# Start of SOURCE RECORDS
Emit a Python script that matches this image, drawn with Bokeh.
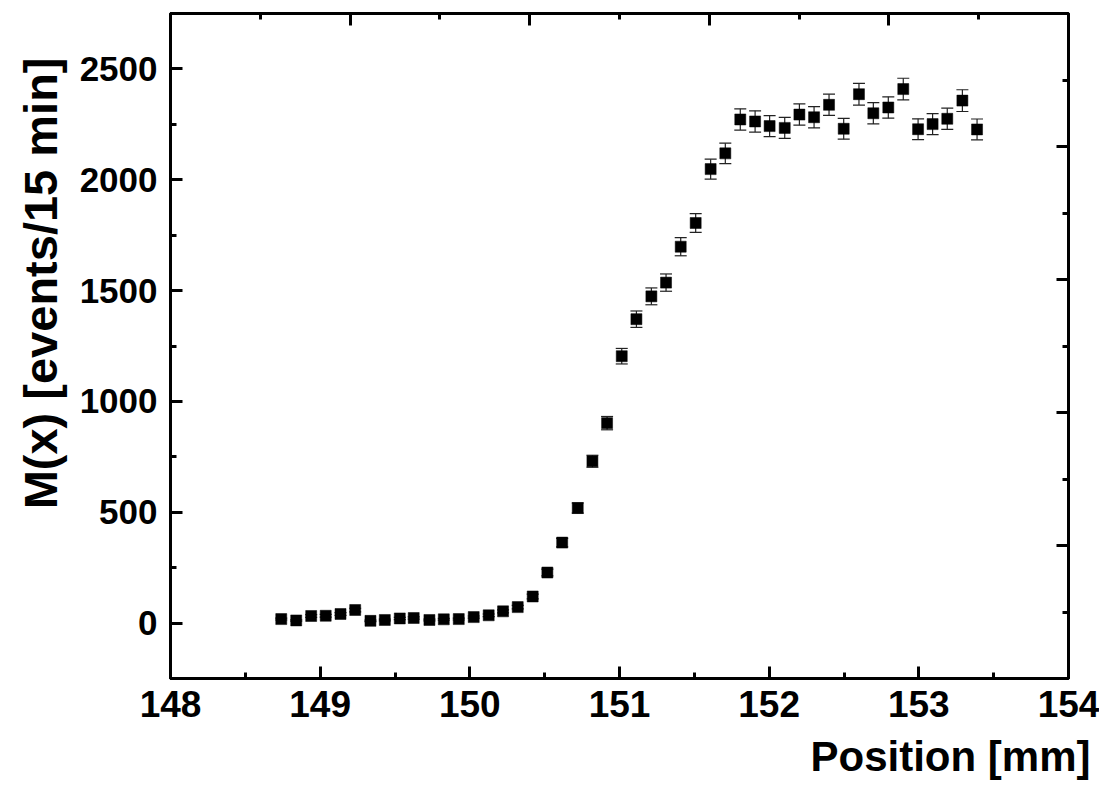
# End of SOURCE RECORDS
# Start of SOURCE RECORDS
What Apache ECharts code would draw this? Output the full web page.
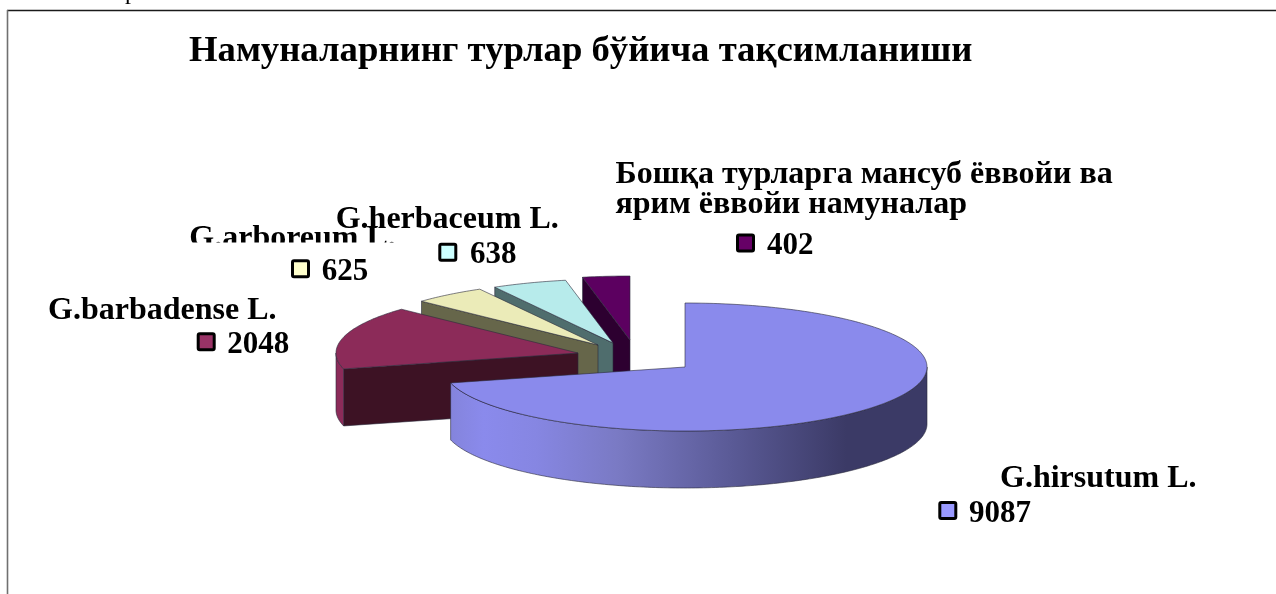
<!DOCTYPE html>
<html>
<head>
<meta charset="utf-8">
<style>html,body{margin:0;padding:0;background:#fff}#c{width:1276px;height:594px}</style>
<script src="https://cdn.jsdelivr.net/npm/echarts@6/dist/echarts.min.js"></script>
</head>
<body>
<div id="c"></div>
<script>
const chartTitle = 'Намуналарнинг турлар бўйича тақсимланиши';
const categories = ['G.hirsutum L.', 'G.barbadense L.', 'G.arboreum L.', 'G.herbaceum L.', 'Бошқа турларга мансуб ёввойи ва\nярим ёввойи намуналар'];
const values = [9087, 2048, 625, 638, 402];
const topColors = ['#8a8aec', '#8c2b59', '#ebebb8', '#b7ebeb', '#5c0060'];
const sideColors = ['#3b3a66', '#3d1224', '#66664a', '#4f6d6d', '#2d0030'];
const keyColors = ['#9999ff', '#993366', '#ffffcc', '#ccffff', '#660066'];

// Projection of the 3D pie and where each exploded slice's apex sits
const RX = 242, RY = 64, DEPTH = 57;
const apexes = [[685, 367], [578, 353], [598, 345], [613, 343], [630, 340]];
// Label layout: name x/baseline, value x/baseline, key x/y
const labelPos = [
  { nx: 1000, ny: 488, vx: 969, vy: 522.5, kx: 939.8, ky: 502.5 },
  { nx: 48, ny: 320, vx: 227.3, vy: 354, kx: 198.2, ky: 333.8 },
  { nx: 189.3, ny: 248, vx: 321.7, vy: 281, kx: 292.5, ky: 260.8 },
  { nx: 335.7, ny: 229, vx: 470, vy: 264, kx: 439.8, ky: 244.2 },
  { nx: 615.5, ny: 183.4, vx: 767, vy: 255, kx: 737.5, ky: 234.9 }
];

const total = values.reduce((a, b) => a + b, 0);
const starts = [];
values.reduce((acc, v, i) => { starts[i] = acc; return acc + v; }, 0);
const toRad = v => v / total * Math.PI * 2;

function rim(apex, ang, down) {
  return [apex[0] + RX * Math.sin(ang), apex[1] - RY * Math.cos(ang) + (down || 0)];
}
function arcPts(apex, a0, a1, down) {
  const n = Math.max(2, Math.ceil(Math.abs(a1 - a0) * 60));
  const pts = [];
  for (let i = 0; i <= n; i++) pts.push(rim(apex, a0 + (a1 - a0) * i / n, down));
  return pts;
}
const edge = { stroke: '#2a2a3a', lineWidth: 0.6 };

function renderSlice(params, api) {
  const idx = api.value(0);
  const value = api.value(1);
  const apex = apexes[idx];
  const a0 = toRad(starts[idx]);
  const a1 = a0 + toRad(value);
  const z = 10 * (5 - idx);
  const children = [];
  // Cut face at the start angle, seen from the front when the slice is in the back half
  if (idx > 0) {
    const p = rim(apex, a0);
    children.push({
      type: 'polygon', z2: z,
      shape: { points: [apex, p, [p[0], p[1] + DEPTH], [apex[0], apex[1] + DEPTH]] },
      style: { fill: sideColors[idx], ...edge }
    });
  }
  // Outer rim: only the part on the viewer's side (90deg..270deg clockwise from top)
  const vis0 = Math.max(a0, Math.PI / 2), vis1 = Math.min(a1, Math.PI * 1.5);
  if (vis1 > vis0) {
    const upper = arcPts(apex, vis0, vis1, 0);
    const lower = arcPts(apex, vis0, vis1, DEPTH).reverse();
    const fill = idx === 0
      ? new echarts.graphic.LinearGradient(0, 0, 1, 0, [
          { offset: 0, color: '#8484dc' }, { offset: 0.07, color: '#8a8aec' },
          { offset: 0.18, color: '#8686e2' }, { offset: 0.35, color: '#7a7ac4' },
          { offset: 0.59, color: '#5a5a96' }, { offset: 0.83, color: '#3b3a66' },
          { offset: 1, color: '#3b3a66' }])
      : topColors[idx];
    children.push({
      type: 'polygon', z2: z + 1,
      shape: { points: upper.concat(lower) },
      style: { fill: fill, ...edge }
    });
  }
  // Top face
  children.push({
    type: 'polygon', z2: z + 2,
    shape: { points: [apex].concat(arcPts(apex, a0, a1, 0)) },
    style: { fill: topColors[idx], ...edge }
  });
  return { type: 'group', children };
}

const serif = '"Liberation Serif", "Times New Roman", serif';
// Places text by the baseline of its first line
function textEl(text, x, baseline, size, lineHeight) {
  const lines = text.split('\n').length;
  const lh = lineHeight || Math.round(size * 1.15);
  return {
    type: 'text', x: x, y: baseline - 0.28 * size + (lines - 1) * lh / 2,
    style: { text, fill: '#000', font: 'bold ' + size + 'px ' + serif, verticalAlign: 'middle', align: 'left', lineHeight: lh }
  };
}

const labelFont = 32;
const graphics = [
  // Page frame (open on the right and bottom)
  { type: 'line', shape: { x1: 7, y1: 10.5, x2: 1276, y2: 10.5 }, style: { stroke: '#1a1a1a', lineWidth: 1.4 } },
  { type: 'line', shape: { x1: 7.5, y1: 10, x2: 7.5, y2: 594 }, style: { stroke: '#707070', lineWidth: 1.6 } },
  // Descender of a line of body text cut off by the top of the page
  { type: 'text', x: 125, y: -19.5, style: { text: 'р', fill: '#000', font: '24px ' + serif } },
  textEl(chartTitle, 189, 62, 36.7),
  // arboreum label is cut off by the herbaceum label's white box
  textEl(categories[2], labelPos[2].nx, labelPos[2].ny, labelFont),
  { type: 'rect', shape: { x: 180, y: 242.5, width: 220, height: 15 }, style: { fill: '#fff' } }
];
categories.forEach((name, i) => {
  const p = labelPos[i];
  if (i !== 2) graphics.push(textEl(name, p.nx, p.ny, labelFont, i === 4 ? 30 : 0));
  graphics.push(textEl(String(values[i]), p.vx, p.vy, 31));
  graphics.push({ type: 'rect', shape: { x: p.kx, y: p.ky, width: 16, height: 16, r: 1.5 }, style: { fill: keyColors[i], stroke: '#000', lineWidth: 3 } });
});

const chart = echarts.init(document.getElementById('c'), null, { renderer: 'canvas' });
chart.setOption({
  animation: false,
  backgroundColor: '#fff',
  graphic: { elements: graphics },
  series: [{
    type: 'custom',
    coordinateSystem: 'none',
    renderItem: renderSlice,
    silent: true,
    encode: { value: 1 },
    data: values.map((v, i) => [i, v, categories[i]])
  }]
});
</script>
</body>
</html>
# End of SOURCE RECORDS
YOUR INSTRUCTIONS =>
Reproduce the data above exactly, but only the lines from the one showing "What Apache ECharts" through the one showing "['#9999ff', '#993366', '#ffffcc', '#ccffff', '#660066'];", with both ends kept and the pictures left out.

SOLUTION FOR THIS TASK =>
What Apache ECharts code would draw this? Output the full web page.
<!DOCTYPE html>
<html>
<head>
<meta charset="utf-8">
<style>html,body{margin:0;padding:0;background:#fff}#c{width:1276px;height:594px}</style>
<script src="https://cdn.jsdelivr.net/npm/echarts@6/dist/echarts.min.js"></script>
</head>
<body>
<div id="c"></div>
<script>
const chartTitle = 'Намуналарнинг турлар бўйича тақсимланиши';
const categories = ['G.hirsutum L.', 'G.barbadense L.', 'G.arboreum L.', 'G.herbaceum L.', 'Бошқа турларга мансуб ёввойи ва\nярим ёввойи намуналар'];
const values = [9087, 2048, 625, 638, 402];
const topColors = ['#8a8aec', '#8c2b59', '#ebebb8', '#b7ebeb', '#5c0060'];
const sideColors = ['#3b3a66', '#3d1224', '#66664a', '#4f6d6d', '#2d0030'];
const keyColors = ['#9999ff', '#993366', '#ffffcc', '#ccffff', '#660066'];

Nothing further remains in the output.